[START Given information]

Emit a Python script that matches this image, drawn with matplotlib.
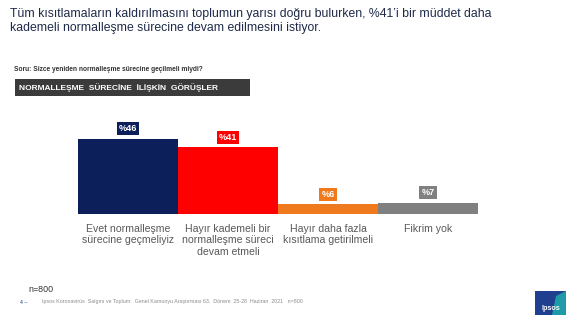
import matplotlib
matplotlib.use("Agg")
import matplotlib.pyplot as plt
from matplotlib.patches import Rectangle, Polygon

plt.rcParams["font.family"] = ["Liberation Sans", "DejaVu Sans"]

categories = ["Evet normalleşme\nsürecine geçmeliyiz",
              "Hayır kademeli bir\nnormalleşme süreci\ndevam etmeli",
              "Hayır daha fazla\nkısıtlama getirilmeli",
              "Fikrim yok"]
values = [46, 41, 6, 7]
labels = ["%46", "%41", "%6", "%7"]
colors = ["#0c1f5b", "#ff0000", "#ef7a1e", "#808080"]

title = ("Tüm kısıtlamaların kaldırılmasını toplumun yarısı doğru bulurken, %41’i bir müddet daha\n"
         "kademeli normalleşme sürecine devam edilmesini istiyor.")
question = "Soru: Sizce yeniden normalleşme sürecine geçilmeli miydi?"
header = "NORMALLEŞME  SÜRECİNE  İLİŞKİN  GÖRÜŞLER"
footer = "Ipsos Koronavirüs  Salgını ve Toplum:  Genel Kamuoyu Araştırması 63.  Dönem  25-28  Haziran  2021   n=800"

fig = plt.figure(figsize=(5.76, 3.24), dpi=100)
W, H = 576, 324

def fx(px):
    return px / W

def fy(py):
    return 1 - py / H

# title
fig.text(fx(10), fy(8), title, fontsize=8.85, color="#1f2a48", va="top", ha="left",
         linespacing=1.25)
fig.text(fx(14), fy(69), question, fontsize=4.8, color="#333333", weight="bold", va="center")

# dark header box
fig.patches.append(Rectangle((fx(15), fy(96)), fx(235), 17 / H, transform=fig.transFigure,
                             facecolor="#3b3b3b", edgecolor="none"))
fig.text(fx(19), fy(87.5), header, fontsize=6.0, color="white", weight="bold", va="center")

# bars
ax = fig.add_axes([fx(78), fy(214), fx(400), 104 / H])
x = range(len(values))
ax.bar(x, values, width=1.0, color=colors, edgecolor="none")
ax.set_xlim(-0.5, len(values) - 0.5)
ax.set_ylim(0, 104 / 1.63)
for i, v in enumerate(values):
    ax.annotate(labels[i], (i, v), xytext=(0, 4), textcoords="offset points",
                ha="center", va="bottom", fontsize=6.6, color="white", weight="bold",
                bbox=dict(boxstyle="square,pad=0.22", facecolor=colors[i], edgecolor="none"))
ax.set_xticks(list(x))
ax.set_xticklabels(categories, fontsize=7.6, color="#595959", linespacing=1.2)
ax.tick_params(axis="x", length=0, pad=7)
ax.set_yticks([])
for s in ax.spines.values():
    s.set_visible(False)

# footer
fig.text(fx(28), fy(290), "n=800", fontsize=6.4, color="#333333", va="center")
fig.text(fx(20), fy(302), "4 –", fontsize=3.8, color="#1f3c8c", va="center")
fig.text(fx(42), fy(302), footer, fontsize=3.8, color="#8c8c8c", va="center")

# logo
fig.patches.append(Rectangle((fx(535), fy(315)), fx(31), 24 / H, transform=fig.transFigure,
                             facecolor="#213f8f", edgecolor="none"))
fig.patches.append(Polygon([(fx(552), fy(315)), (fx(566), fy(315)), (fx(566), fy(291)),
                            (fx(556), fy(296))], closed=True, transform=fig.transFigure,
                           facecolor="#1e9aa8", edgecolor="none"))
fig.text(fx(550.5), fy(308), "Ipsos", fontsize=5.2, color="white", weight="bold",
         ha="center", va="center")

fig.savefig("out.png", dpi=100, facecolor="white")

[END Given information]

> Task requirements: Write out the listing above exactly as it stands, pictures excluded.

> Completed task:
Emit a Python script that matches this image, drawn with matplotlib.
import matplotlib
matplotlib.use("Agg")
import matplotlib.pyplot as plt
from matplotlib.patches import Rectangle, Polygon

plt.rcParams["font.family"] = ["Liberation Sans", "DejaVu Sans"]

categories = ["Evet normalleşme\nsürecine geçmeliyiz",
              "Hayır kademeli bir\nnormalleşme süreci\ndevam etmeli",
              "Hayır daha fazla\nkısıtlama getirilmeli",
              "Fikrim yok"]
values = [46, 41, 6, 7]
labels = ["%46", "%41", "%6", "%7"]
colors = ["#0c1f5b", "#ff0000", "#ef7a1e", "#808080"]

title = ("Tüm kısıtlamaların kaldırılmasını toplumun yarısı doğru bulurken, %41’i bir müddet daha\n"
         "kademeli normalleşme sürecine devam edilmesini istiyor.")
question = "Soru: Sizce yeniden normalleşme sürecine geçilmeli miydi?"
header = "NORMALLEŞME  SÜRECİNE  İLİŞKİN  GÖRÜŞLER"
footer = "Ipsos Koronavirüs  Salgını ve Toplum:  Genel Kamuoyu Araştırması 63.  Dönem  25-28  Haziran  2021   n=800"

fig = plt.figure(figsize=(5.76, 3.24), dpi=100)
W, H = 576, 324

def fx(px):
    return px / W

def fy(py):
    return 1 - py / H

# title
fig.text(fx(10), fy(8), title, fontsize=8.85, color="#1f2a48", va="top", ha="left",
         linespacing=1.25)
fig.text(fx(14), fy(69), question, fontsize=4.8, color="#333333", weight="bold", va="center")

# dark header box
fig.patches.append(Rectangle((fx(15), fy(96)), fx(235), 17 / H, transform=fig.transFigure,
                             facecolor="#3b3b3b", edgecolor="none"))
fig.text(fx(19), fy(87.5), header, fontsize=6.0, color="white", weight="bold", va="center")

# bars
ax = fig.add_axes([fx(78), fy(214), fx(400), 104 / H])
x = range(len(values))
ax.bar(x, values, width=1.0, color=colors, edgecolor="none")
ax.set_xlim(-0.5, len(values) - 0.5)
ax.set_ylim(0, 104 / 1.63)
for i, v in enumerate(values):
    ax.annotate(labels[i], (i, v), xytext=(0, 4), textcoords="offset points",
                ha="center", va="bottom", fontsize=6.6, color="white", weight="bold",
                bbox=dict(boxstyle="square,pad=0.22", facecolor=colors[i], edgecolor="none"))
ax.set_xticks(list(x))
ax.set_xticklabels(categories, fontsize=7.6, color="#595959", linespacing=1.2)
ax.tick_params(axis="x", length=0, pad=7)
ax.set_yticks([])
for s in ax.spines.values():
    s.set_visible(False)

# footer
fig.text(fx(28), fy(290), "n=800", fontsize=6.4, color="#333333", va="center")
fig.text(fx(20), fy(302), "4 –", fontsize=3.8, color="#1f3c8c", va="center")
fig.text(fx(42), fy(302), footer, fontsize=3.8, color="#8c8c8c", va="center")

# logo
fig.patches.append(Rectangle((fx(535), fy(315)), fx(31), 24 / H, transform=fig.transFigure,
                             facecolor="#213f8f", edgecolor="none"))
fig.patches.append(Polygon([(fx(552), fy(315)), (fx(566), fy(315)), (fx(566), fy(291)),
                            (fx(556), fy(296))], closed=True, transform=fig.transFigure,
                           facecolor="#1e9aa8", edgecolor="none"))
fig.text(fx(550.5), fy(308), "Ipsos", fontsize=5.2, color="white", weight="bold",
         ha="center", va="center")

fig.savefig("out.png", dpi=100, facecolor="white")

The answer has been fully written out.